Martedi 15 ottobre alle ore 21 si inaugura l’installazione Passi teribili di Vittorio Corsini, site specific per la chiesa di Santa Verdiana a Firenze.
«Relazionandomi alla Bauhaus -dichiara l’artista- presento un lavoro che sposta il centro dell’intelligenza, dalla testa ai piedi,facendo in modo che il nostro camminare, il nostro muoverci fisico produca un senso, produca uno stato che la nostra intelligenza speculativa razionale, non riesce a produrre. Il pensiero non può produrre la cancellazione di una parola, non esiste la “non casa”, possiamo smontare un pensiero, una parola come razzismo, possiamo cioè cercare di contenerlo con un’attività razionale, di pensiero, ma non riusciamo a eliminarlo. L’attività, il movimento può invece intervenire ad un livello più profondo, più consistente, che elimina fisicamente e quindi con tutto il corpo qualcosa, come una sorta di espulsione di una tossina».

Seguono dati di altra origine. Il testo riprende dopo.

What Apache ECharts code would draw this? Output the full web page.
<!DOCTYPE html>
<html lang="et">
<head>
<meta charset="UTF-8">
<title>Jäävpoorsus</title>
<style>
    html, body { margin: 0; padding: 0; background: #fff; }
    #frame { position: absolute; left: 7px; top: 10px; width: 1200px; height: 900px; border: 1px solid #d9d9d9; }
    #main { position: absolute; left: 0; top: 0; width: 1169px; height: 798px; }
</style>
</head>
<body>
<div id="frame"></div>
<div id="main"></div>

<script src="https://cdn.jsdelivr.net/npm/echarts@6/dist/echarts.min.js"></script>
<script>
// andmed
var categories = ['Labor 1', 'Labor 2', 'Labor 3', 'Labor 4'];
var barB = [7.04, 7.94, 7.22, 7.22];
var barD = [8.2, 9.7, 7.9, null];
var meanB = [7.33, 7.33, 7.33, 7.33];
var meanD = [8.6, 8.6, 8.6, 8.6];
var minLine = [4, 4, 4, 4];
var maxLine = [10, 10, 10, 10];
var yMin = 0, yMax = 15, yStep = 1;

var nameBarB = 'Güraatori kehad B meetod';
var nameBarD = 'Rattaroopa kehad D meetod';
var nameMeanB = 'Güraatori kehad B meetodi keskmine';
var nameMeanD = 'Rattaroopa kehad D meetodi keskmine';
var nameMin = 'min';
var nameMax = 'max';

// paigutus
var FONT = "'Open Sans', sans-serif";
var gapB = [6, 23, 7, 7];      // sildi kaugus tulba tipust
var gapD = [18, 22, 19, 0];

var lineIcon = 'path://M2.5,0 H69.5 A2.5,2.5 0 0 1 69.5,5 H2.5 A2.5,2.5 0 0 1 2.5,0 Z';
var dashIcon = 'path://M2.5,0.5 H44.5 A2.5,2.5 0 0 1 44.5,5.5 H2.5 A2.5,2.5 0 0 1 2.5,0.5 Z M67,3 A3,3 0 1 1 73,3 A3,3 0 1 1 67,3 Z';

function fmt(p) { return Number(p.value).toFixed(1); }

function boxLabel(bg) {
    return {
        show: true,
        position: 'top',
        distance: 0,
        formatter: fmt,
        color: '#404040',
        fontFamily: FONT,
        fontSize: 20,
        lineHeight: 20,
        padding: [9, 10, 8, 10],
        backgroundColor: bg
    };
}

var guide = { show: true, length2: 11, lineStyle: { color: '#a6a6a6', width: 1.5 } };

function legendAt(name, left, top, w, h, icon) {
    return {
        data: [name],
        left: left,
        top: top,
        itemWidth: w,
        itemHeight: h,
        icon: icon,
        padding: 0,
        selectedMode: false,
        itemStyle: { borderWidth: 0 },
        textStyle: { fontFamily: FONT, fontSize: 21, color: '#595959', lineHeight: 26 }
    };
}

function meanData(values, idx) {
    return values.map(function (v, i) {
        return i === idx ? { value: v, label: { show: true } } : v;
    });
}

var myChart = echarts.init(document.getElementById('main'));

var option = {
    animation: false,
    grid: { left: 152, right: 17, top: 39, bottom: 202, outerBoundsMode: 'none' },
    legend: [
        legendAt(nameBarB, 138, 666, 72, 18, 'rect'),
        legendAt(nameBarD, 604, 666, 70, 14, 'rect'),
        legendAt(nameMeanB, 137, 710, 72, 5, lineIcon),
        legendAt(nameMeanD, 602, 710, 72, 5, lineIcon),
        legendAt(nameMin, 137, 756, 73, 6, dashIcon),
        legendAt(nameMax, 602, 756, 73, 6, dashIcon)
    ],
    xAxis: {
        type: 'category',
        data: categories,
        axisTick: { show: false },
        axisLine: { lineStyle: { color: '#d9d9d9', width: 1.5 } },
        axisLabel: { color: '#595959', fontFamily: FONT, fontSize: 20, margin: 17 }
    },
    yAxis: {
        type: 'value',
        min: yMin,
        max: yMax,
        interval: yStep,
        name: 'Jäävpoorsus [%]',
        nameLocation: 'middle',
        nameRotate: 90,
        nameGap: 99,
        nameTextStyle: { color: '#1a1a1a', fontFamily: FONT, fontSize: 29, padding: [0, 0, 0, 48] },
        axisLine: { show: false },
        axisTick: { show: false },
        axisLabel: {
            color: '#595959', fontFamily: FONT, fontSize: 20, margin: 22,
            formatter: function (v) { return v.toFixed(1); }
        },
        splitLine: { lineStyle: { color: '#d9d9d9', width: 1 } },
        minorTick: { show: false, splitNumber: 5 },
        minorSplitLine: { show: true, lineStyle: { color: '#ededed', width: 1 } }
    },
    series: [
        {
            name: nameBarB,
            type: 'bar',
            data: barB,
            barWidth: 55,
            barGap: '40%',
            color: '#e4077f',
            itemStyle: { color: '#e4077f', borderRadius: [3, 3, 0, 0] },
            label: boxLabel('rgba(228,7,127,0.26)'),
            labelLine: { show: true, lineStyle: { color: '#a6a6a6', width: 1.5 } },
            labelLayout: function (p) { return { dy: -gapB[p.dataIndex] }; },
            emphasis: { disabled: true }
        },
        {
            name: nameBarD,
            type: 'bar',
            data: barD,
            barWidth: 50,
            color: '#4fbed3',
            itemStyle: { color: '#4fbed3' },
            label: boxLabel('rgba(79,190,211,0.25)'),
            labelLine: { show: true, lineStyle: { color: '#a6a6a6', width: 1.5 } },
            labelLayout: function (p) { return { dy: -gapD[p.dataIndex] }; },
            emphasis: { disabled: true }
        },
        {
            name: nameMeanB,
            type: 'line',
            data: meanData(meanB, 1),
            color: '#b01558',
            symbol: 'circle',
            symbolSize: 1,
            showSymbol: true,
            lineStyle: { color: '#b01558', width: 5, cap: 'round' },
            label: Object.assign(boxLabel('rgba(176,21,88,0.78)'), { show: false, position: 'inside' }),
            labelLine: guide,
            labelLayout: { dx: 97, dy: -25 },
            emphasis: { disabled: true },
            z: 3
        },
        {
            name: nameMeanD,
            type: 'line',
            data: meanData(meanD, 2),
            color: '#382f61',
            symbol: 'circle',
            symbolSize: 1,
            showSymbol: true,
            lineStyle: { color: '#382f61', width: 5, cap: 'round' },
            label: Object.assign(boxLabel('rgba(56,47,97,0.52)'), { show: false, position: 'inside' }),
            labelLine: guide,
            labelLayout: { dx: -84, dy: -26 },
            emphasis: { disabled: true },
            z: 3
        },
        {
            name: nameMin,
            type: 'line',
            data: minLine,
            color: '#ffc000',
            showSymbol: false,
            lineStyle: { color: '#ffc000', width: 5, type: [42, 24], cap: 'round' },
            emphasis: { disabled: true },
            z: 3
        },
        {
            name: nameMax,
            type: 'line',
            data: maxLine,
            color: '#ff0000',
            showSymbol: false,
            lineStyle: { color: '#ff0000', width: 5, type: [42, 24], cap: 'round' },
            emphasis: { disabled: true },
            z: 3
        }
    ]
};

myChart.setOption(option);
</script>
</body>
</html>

Corsini ha improntato su questi argomenti il workshop che ha svolto con gli allievi del Tearc: prima una carrellata su alcune sue opere realizzate negli anni scorsi su tali temi e poi il lavoro per cercare qualcosa che attraverso la distruzione trovasse la sua realizzazione, la sua pienezza.
Come dire che il lavoro sarà finito una volta distrutto .

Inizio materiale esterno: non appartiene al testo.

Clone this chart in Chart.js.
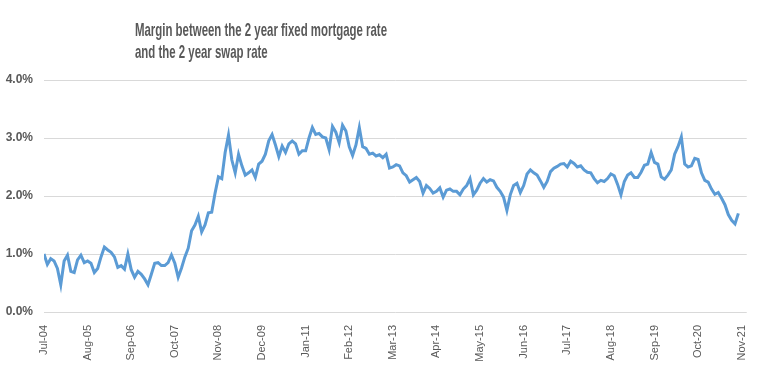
<!DOCTYPE html>
<html>
<head>
<meta charset="utf-8">
<script src="https://cdn.jsdelivr.net/npm/chart.js@4/dist/chart.umd.min.js"></script>
<style>
  html, body { margin: 0; padding: 0; background: #fff; }
  canvas { display: block; }
</style>
</head>
<body>
<canvas id="area" width="760" height="375"></canvas>
<script>
// monthly margin (%), first value = Jul-04, last = Oct-21
var margin = [
  1.00, 0.82, 0.92, 0.88, 0.75, 0.47, 0.88, 0.98, 0.70, 0.68, 0.90, 0.98,
  0.85, 0.88, 0.84, 0.68, 0.75, 0.95, 1.12, 1.07, 1.03, 0.95, 0.77, 0.80,
  0.74, 1.00, 0.73, 0.60, 0.70, 0.65, 0.57, 0.47, 0.65, 0.84, 0.85, 0.80,
  0.80, 0.85, 0.98, 0.84, 0.60, 0.76, 0.95, 1.10, 1.40, 1.50, 1.65, 1.38,
  1.50, 1.71, 1.72, 2.05, 2.33, 2.30, 2.75, 3.05, 2.62, 2.40, 2.72, 2.52,
  2.36, 2.40, 2.45, 2.32, 2.55, 2.60, 2.72, 2.95, 3.06, 2.88, 2.68, 2.86,
  2.75, 2.90, 2.95, 2.90, 2.72, 2.78, 2.78, 3.00, 3.18, 3.06, 3.08, 3.02,
  3.00, 2.80, 3.20, 3.10, 2.92, 3.22, 3.12, 2.85, 2.70, 2.88, 3.18, 2.85,
  2.82, 2.72, 2.74, 2.69, 2.71, 2.66, 2.72, 2.48, 2.50, 2.54, 2.52, 2.40,
  2.35, 2.24, 2.28, 2.32, 2.25, 2.05, 2.18, 2.13, 2.05, 2.08, 2.14, 1.98,
  2.10, 2.12, 2.08, 2.08, 2.02, 2.12, 2.18, 2.30, 2.02, 2.10, 2.22, 2.30,
  2.24, 2.28, 2.26, 2.15, 2.08, 1.98, 1.75, 2.02, 2.18, 2.22, 2.06, 2.18,
  2.38, 2.45, 2.40, 2.36, 2.26, 2.15, 2.25, 2.42, 2.48, 2.51, 2.55, 2.56,
  2.50, 2.60, 2.56, 2.50, 2.52, 2.45, 2.41, 2.40, 2.30, 2.23, 2.27, 2.25,
  2.30, 2.38, 2.35, 2.20, 2.02, 2.25, 2.36, 2.40, 2.32, 2.32, 2.41, 2.53,
  2.55, 2.75, 2.58, 2.55, 2.33, 2.29, 2.36, 2.45, 2.72, 2.85, 3.02, 2.55,
  2.50, 2.52, 2.65, 2.63, 2.40, 2.27, 2.24, 2.12, 2.03, 2.06, 1.96, 1.85,
  1.68, 1.58, 1.52, 1.70
];

var tickLabels = ['Jul-04', 'Aug-05', 'Sep-06', 'Oct-07', 'Nov-08', 'Dec-09', 'Jan-11',
  'Feb-12', 'Mar-13', 'Apr-14', 'May-15', 'Jun-16', 'Jul-17', 'Aug-18', 'Sep-19',
  'Oct-20', 'Nov-21'];
var tickEvery = 13; // months between labels

var yTicks = [0, 1, 2, 3, 4];

var titleLines = ['Margin between the 2 year fixed mortgage rate', 'and the 2 year swap rate'];

var points = margin.map((v, i) => ({x: i, y: v}));

// title sits left of centre in the original, so draw it by hand
var titlePlugin = {
  id: 'leftTitle',
  afterDraw(chart) {
    var c = chart.ctx;
    c.save();
    c.fillStyle = '#595959';
    c.font = 'bold 19px "Liberation Sans Narrow", "Liberation Sans", sans-serif';
    c.textBaseline = 'alphabetic';
    c.textAlign = 'left';
    var w1 = c.measureText(titleLines[0]).width;
    var s = 252 / w1;
    titleLines.forEach((t, i) => {
      c.save();
      c.translate(135, 36 + i * 22);
      c.scale(s, 1);
      c.fillText(t, 0, 0);
      c.restore();
    });
    c.restore();
  }
};

new Chart(document.getElementById('area'), {
  type: 'line',
  data: {
    datasets: [{
      label: 'Margin',
      data: points,
      borderColor: '#5B9BD5',
      borderWidth: 3,
      pointRadius: 0,
      tension: 0,
      fill: false
    }]
  },
  options: {
    responsive: false,
    animation: false,
    layout: { padding: { top: 80, right: 12, left: 0, bottom: 0 } },
    plugins: {
      legend: { display: false },
      title: { display: false },
      tooltip: { enabled: false }
    },
    scales: {
      x: {
        type: 'linear',
        min: 0,
        max: 209.5,
        afterBuildTicks: axis => {
          axis.ticks = tickLabels.map((l, i) => ({value: i * tickEvery}));
        },
        afterFit: axis => { axis.height = 63; },
        grid: { display: false },
        border: { display: false },
        ticks: {
          autoSkip: false,
          maxRotation: 90,
          minRotation: 90,
          padding: 5,
          color: '#595959',
          font: { family: '"Liberation Sans", Arial, sans-serif', size: 11 },
          callback: v => tickLabels[Math.round(v / tickEvery)]
        }
      },
      y: {
        min: 0,
        max: 4,
        afterBuildTicks: axis => {
          axis.ticks = yTicks.map(v => ({value: v}));
        },
        afterFit: axis => { axis.width = 44; },
        grid: { color: '#D9D9D9', lineWidth: 1, drawTicks: false },
        border: { display: false },
        ticks: {
          padding: 11,
          color: '#595959',
          font: { family: '"Liberation Sans", Arial, sans-serif', size: 12, weight: 'bold' },
          callback: v => v.toFixed(1) + '%'
        }
      }
    }
  },
  plugins: [titlePlugin]
});
</script>
</body>
</html>
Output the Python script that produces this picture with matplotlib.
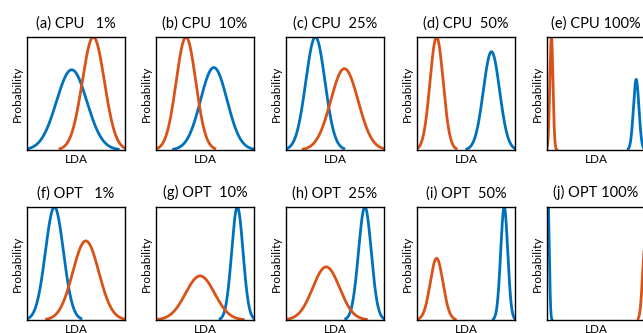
import numpy as np
import matplotlib.pyplot as plt

# panel titles
titles = ["(a) CPU   1%", "(b) CPU  10%", "(c) CPU  25%", "(d) CPU  50%", "(e) CPU 100%",
          "(f) OPT   1%", "(g) OPT  10%", "(h) OPT  25%", "(i) OPT  50%", "(j) OPT 100%"]

# curve parameters (LDA axis scaled 0..1, probability scaled 0..1)
blue_mu   = [0.456, 0.59, 0.30, 0.76, 0.91, 0.28, 0.83, 0.805, 0.89, 0.012]
blue_sd   = [0.155, 0.135, 0.098, 0.083, 0.028, 0.092, 0.058, 0.065, 0.036, 0.012]
blue_peak = [0.71, 0.73, 1.0, 0.87, 0.625, 1.0, 1.0, 1.0, 1.0, 1.0]
blue_lo   = [0.0, 0.18, 0.0, 0.51, 0.83, 0.0, 0.655, 0.61, 0.78, 0.0]
blue_hi   = [0.93, 1.0, 0.59, 1.0, 1.0, 0.55, 1.0, 1.0, 1.0, 0.05]

orange_mu   = [0.677, 0.306, 0.596, 0.20, 0.045, 0.60, 0.45, 0.41, 0.20, 1.0]
orange_sd   = [0.113, 0.10, 0.14, 0.067, 0.016, 0.133, 0.148, 0.137, 0.065, 0.025]
orange_peak = [1.0, 1.0, 0.72, 1.0, 1.0, 0.70, 0.39, 0.47, 0.546, 0.66]
orange_lo   = [0.337, 0.0, 0.175, 0.0, 0.0, 0.20, 0.0, 0.0, 0.0, 0.93]
orange_hi   = [1.0, 0.60, 1.0, 0.40, 0.10, 1.0, 0.89, 0.82, 0.39, 1.0]

BLUE = "#0072BD"
ORANGE = "#D95319"

plt.rcParams['font.family'] = ['Lato', 'DejaVu Sans']

fig = plt.figure(figsize=(6.43, 3.33), dpi=100)
W, H = 643.0, 333.0
lefts = [27, 156, 286, 417, 547]
tops = [37, 207]
aw, ah = 98, 113


def curve(mu, sd, peak, lo, hi):
    x = np.linspace(lo, hi, 300)
    return x, peak * np.exp(-0.5 * ((x - mu) / sd) ** 2)


for i in range(10):
    r, c = divmod(i, 5)
    ax = fig.add_axes([lefts[c] / W, (H - tops[r] - ah) / H, aw / W, ah / H])
    xb, yb = curve(blue_mu[i], blue_sd[i], blue_peak[i], blue_lo[i], blue_hi[i])
    xo, yo = curve(orange_mu[i], orange_sd[i], orange_peak[i], orange_lo[i], orange_hi[i])
    ax.plot(xb, yb, color=BLUE, lw=2)
    ax.plot(xo, yo, color=ORANGE, lw=2)
    ax.set_xlim(0, 1)
    ax.set_ylim(0, 1)
    ax.set_xticks([])
    ax.set_yticks([])
    for s in ax.spines.values():
        s.set_linewidth(1.0)
        s.set_color("black")
    ax.set_title(titles[i], fontsize=10.5, pad=7)
    ax.set_xlabel("LDA", fontsize=8.5, labelpad=3)
    ax.set_ylabel("Probability", fontsize=8.5, labelpad=3)

fig.savefig("out.png", dpi=100)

La ricerca di Vittorio Corsini si estende attraverso tre decenni di intensa attività nel campo della scultura e dell’installazione; fin dagli inizi si concentra sul concetto e sui modi dell’abitare, sulle dinamiche che interessano la vita negli spazi domestici e negli spazi pubblici e sullo spazio fisico come metafora di incontro tra l’individuo e la collettività. Essenziale nelle forme, il lavoro di Corsini si fa tramite di un contenuto emozionale e genera le condizioni per una diversa esperienza del quotidiano. Nel corso degli anni numerosi interventi di arte pubblica nello spazio urbano hanno visto l’artista a lavoro in centri abitati con la realizzazione e la progettazione di cortili, fontane, giardini pensati come generatori di incontri e sorti come effetto di pratiche ordinarie o abitudini consumate dagli abitanti locali. “Abbiamo bisogno di attivare nuovi territori, afferma Corsini, l’artista è come un esploratore che rende visibili quei nuovi territori, che oggi sono fatti non tanto di materiali, tecniche, linguaggi, quanto piuttosto di modi, rapporti, energie (…) La scultura pubblica per me è qualcosa che attiva uno spazio; è importante che l’opera funzioni, che si possa attraversare, che sappia dialogare che possa assumere una dimensione umana e sociale, di scambio e di relazione”.